As milestones we use concrete achievements e.g. from our roadmap. It could be tools or spec versions like “spec-v1”. We don’t use the workflow related milestones like “current” of “backlog” managing it via the board labeling system.
Aside internal waffle labels and helpers labels like “question” etc we use core color-coded labels based on SemVer. The main point of processing issues from Inbox to Backlog is to add one of this labels because we need to plan releases, breaking announces etc:
Every issue in the Current column should be assigned to some person with meaning “this person should do some work on this issue to unblock it”. Assigned person should re-assign an issue for a current blocker. It provides a good real-time overview of the project.
After planning it’s highly recommended for an assigned person to write a short plan of how to solve the issue (could be a list of steps) and ask someone to check. This work could be done on some previous stages by subset of roles.
We use Git Flow with some simplifications (see OKI coding standards). Master branch should always be “green” on tests and new features/fixes should go from pull requests. Direct committing to master could be allowed by subset of roles in some cases.
A pull request should be visually merged on the board to the corresponding issue using “It fixes #issue-number” sentence in the pull request description (initial comment). If there is no corresponding issue for the pull request it should be handled as an issue with labeling etc.
After sending a pull request the author should assign the pull request to another person “asking” for a code review. After the review code should be merged to the codebase by the pull request author (or person having enough rights).
By default documentation for a tool should be written in README.md not using additional files and folders. It should be clean and well-structured. API should be documented in the code as docstrings. We compile project level docs automatically.

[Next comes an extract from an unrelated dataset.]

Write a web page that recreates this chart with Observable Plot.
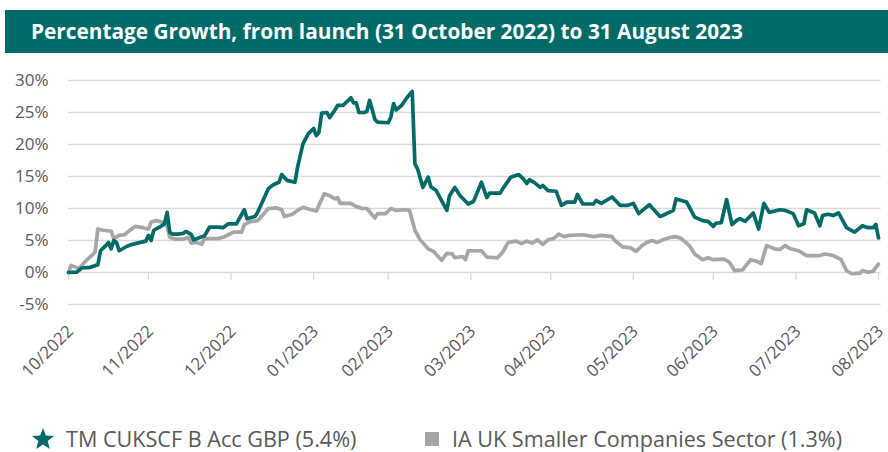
<!DOCTYPE html>
<html><head><meta charset="utf-8">
<script src="https://cdn.jsdelivr.net/npm/d3@7"></script>
<script src="https://cdn.jsdelivr.net/npm/@observablehq/plot@0.6"></script>
<style>
body{margin:0;width:888px;height:452px;overflow:hidden;background:#fff;font-family:"Open Sans",sans-serif;position:relative}
#title{position:absolute;left:5px;top:10px;width:883px;height:43px;background:#006B66;color:#fff;font-weight:700;font-size:20.8px;line-height:43px;box-sizing:border-box;padding-left:26px;white-space:nowrap}
#chart{position:absolute;left:0;top:60px}
.leg{position:absolute;top:426px;height:25px;display:flex;align-items:center;font-size:21.6px;line-height:25px;color:#595959;white-space:nowrap}
</style></head>
<body>
<div id="title">Percentage Growth, from launch (31 October 2022) to 31 August 2023</div>
<div id="chart"></div>
<div class="leg" style="left:31px"><svg width="24" height="24" viewBox="0 0 24 24" style="margin-right:11px"><polygon points="12,1 14.9,8.6 23,9 16.7,14.1 18.8,22 12,17.6 5.2,22 7.3,14.1 1,9 9.1,8.6" fill="#006B66"/></svg><span id="l1"></span></div>
<div class="leg" style="left:425px"><svg width="14" height="14" style="margin-right:13px"><rect width="14" height="14" fill="#A6A6A6"/></svg><span id="l2"></span></div>
<script>
const seriesNames = ["TM CUKSCF B Acc GBP (5.4%)", "IA UK Smaller Companies Sector (1.3%)"];
const seriesColors = ["#006B66", "#A6A6A6"];
const launchDate = "2022-10-31";
const endDate = "2023-08-31";
const tickDates = ["2022-10-31","2022-11-30","2022-12-31","2023-01-31","2023-02-28","2023-03-31","2023-04-30","2023-05-31","2023-06-30","2023-07-31","2023-08-31"];
const tickLabels = ["10/2022","11/2022","12/2022","01/2023","02/2023","03/2023","04/2023","05/2023","06/2023","07/2023","08/2023"];
const yTicks = [-5, 0, 5, 10, 15, 20, 25, 30];
// [days since launch, % growth]
const fundPoints = [[0,0],[3,0.05],[5,0.7],[8,0.8],[11,1.2],[12,3.4],[14,4.2],[15,4.7],[16,3.7],[17,5.0],[18,4.7],[19,3.4],[22,4.1],[24,4.4],[27,4.7],[29,4.9],[30,5.8],[31,5.0],[32,6.6],[35,7.3],[36,7.6],[37,9.4],[38,6.3],[39,6.0],[41,6.0],[43,6.1],[44,6.4],[46,6.0],[47,5.1],[50,5.6],[51,5.7],[53,7.1],[56,7.1],[58,7.0],[60,7.6],[63,7.6],[66,9.8],[67,8.4],[70,8.75],[71,9.4],[75,13.1],[77,13.75],[79,14.1],[80,15.3],[82,14.4],[85,14.1],[86,16.5],[88,20.1],[90,21.7],[92,22.5],[93,21.4],[94,21.9],[95,24.9],[97,25.0],[98,24.2],[100,25.4],[101,26.1],[103,26.1],[104,26.5],[106,27.3],[107,26.5],[108,26.5],[109,25.0],[111,25.0],[112,25.2],[113,26.9],[115,23.9],[116,23.5],[120,23.4],[121,24.3],[122,26.4],[123,25.4],[125,26.1],[127,27.3],[129,28.3],[130,17.0],[131,16.2],[133,13.3],[135,14.9],[136,13.4],[138,12.8],[142,9.7],[143,12.0],[145,13.3],[147,12.0],[150,10.7],[152,11.1],[155,14.1],[157,11.7],[158,12.4],[162,12.4],[163,13.1],[166,14.9],[169,15.3],[171,14.5],[172,13.9],[173,14.5],[175,14.0],[177,13.3],[178,13.6],[180,12.8],[183,12.7],[185,10.5],[187,11.0],[190,11.0],[191,12.2],[193,10.7],[197,10.7],[198,11.25],[200,10.8],[204,11.8],[207,10.5],[210,10.5],[212,10.8],[214,9.2],[218,10.6],[222,8.75],[223,8.9],[227,9.7],[228,11.5],[232,11.0],[233,10.2],[235,8.65],[238,8.1],[240,8.0],[242,7.2],[243,7.7],[245,7.8],[247,11.4],[249,7.5],[251,8.2],[252,8.4],[254,8.0],[257,9.3],[259,6.8],[261,10.8],[263,9.4],[267,9.8],[269,9.7],[272,9.2],[274,7.3],[276,7.6],[277,9.8],[280,9.3],[282,7.3],[283,8.9],[285,9.1],[287,8.9],[289,9.3],[292,7.0],[295,6.3],[298,7.3],[300,7.0],[302,7.0],[303,7.5],[304,5.4]];
const sectorPoints = [[0,0],[1,1.1],[3,0.8],[4,0.6],[6,1.6],[9,2.8],[10,3.2],[11,6.8],[13,6.6],[16,6.45],[17,5.3],[19,5.8],[21,5.9],[23,6.6],[25,7.2],[28,7.0],[30,6.8],[31,7.9],[33,8.1],[35,7.9],[37,7.3],[38,5.5],[40,5.2],[43,5.2],[45,5.5],[46,4.6],[48,4.7],[50,4.4],[51,5.3],[56,5.3],[58,5.5],[60,5.9],[62,6.3],[65,6.3],[66,7.5],[68,7.9],[71,8.1],[75,10.0],[78,10.1],[80,9.8],[81,8.75],[84,9.1],[86,9.7],[88,10.2],[91,9.8],[93,9.6],[96,12.3],[98,12.0],[100,11.5],[101,11.7],[102,10.8],[106,10.8],[108,10.3],[109,10.2],[110,10.0],[112,10.0],[115,8.5],[116,9.2],[119,9.2],[121,10.0],[123,9.7],[126,9.8],[128,9.7],[130,6.6],[132,5.1],[135,3.7],[137,3.3],[140,1.9],[142,3.0],[144,2.9],[145,2.3],[148,2.5],[149,2.0],[150,3.4],[155,3.4],[157,2.4],[161,2.3],[163,3.2],[165,4.7],[168,4.9],[170,4.5],[172,4.9],[174,4.6],[176,5.1],[178,4.4],[180,5.1],[182,5.3],[184,6.0],[186,5.6],[188,5.8],[193,5.9],[197,5.6],[200,5.8],[204,5.6],[205,5.0],[208,4.0],[211,3.85],[213,3.3],[215,4.1],[217,4.7],[219,5.0],[221,4.7],[223,5.1],[226,5.5],[228,5.6],[230,5.3],[233,4.2],[235,2.9],[238,2.0],[240,2.3],[242,2.0],[246,2.1],[248,1.6],[250,0.3],[253,0.4],[256,2.0],[258,1.8],[260,1.4],[262,4.2],[265,3.7],[267,3.6],[269,4.2],[271,3.7],[274,3.4],[277,2.65],[282,2.65],[284,2.9],[287,2.65],[290,2.0],[292,0.3],[294,-0.2],[297,-0.1],[298,0.3],[300,0.05],[302,0.2],[304,1.3]];

document.getElementById("l1").textContent = seriesNames[0];
document.getElementById("l2").textContent = seriesNames[1];

const launch = new Date(launchDate);
const toRows = pts => pts.map(([d, v]) => ({date: d3.utcDay.offset(launch, d), value: v}));
const fund = toRows(fundPoints);
const sector = toRows(sectorPoints);
const ticks = tickDates.map((t, i) => ({date: new Date(t), label: tickLabels[i]}));

const chart = Plot.plot({
  width: 888,
  height: 345,
  marginLeft: 68,
  marginRight: 10,
  marginTop: 20,
  marginBottom: 101,
  style: {fontFamily: "'Open Sans', sans-serif", fontSize: "17px", color: "#595959", background: "transparent"},
  x: {type: "utc", domain: [new Date(launchDate), new Date(endDate)], axis: null},
  y: {domain: [-5, 30], axis: null},
  marks: [
    Plot.ruleY(yTicks, {stroke: "#D9D9D9", strokeWidth: 1.3, x1: new Date(launchDate), x2: d3.utcDay.offset(new Date(endDate), 1)}),
    Plot.text(yTicks, {x: new Date(launchDate), y: d => d, text: d => `${d}%`, textAnchor: "end", dx: -20, fill: "#595959", fontSize: 17}),
    Plot.ruleX(ticks, {x: "date", y1: 0, y2: -1.25, stroke: "#D9D9D9", strokeWidth: 1.3}),
    Plot.text(ticks, {x: "date", y: -5, text: "label", rotate: -45, textAnchor: "end", dx: 2, dy: 24, fill: "#595959", fontSize: 17}),
    Plot.line(sector, {x: "date", y: "value", stroke: seriesColors[1], strokeWidth: 3.7, strokeLinejoin: "round"}),
    Plot.line(fund, {x: "date", y: "value", stroke: seriesColors[0], strokeWidth: 3.7, strokeLinejoin: "round"})
  ]
});
document.getElementById("chart").appendChild(chart);
</script>
</body></html>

Tests should be written using OKI coding standards. Start write tests from top (match high-level requirements) to bottom (if needed). The most high-level tests are implemented as testsuites on project level (integration tests between different tools).
We use SemVer for versioning and Travis for testing and releasing/deployments. We prefer short release cycle (features and fixes could be released immediately). Releases should be configured using tags based on package examples workflow provided by OKI.